Self-Rectifying Resistive Memory with a Ferroelectric and 2D Perovskite Lateral Heterostructure

Abstract

Integration of resistive switching and rectification functions in a single memory device is promising for high writing/readout accuracy with a simplified device architecture, but the realization remains challenging, especially with a low voltage operation. Herein, we developed self-rectifying resistive memory with a single memristive layer that can be operated at ultralow voltages with an excellent rectification ratio.

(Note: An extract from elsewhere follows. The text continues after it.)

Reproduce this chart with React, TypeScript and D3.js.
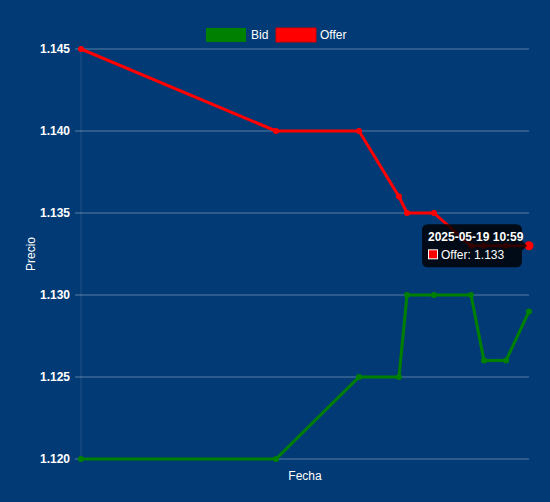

The memristive layer consisted of a phase-separated lateral heterostructure of a ferroelectric polymer, poly(vinylidene fluoride-co-trifluoroethylene) [P(VDF-TrFE)], and a 2D halide perovskite, butylammonium lead iodide (BA(2)PbI(4)), which could be readily fabricated by spin-casting. Systematic characterization revealed that a lateral ferroelectric polarization from self-poled P(VDF-TrFE) could rectify the current flow into the BA(2)PbI(4) channel. The resistive memory consisting of Ag/P(VDF-TrFE):BA(2)PbI(4)/indium tin oxide exhibited a high resistance switching ratio of >10(6) programmable at +/- 0.4 V and an excellent rectification ratio of >10(6) at +/- 0.1 V, along with a long data retention and stable endurance cycles.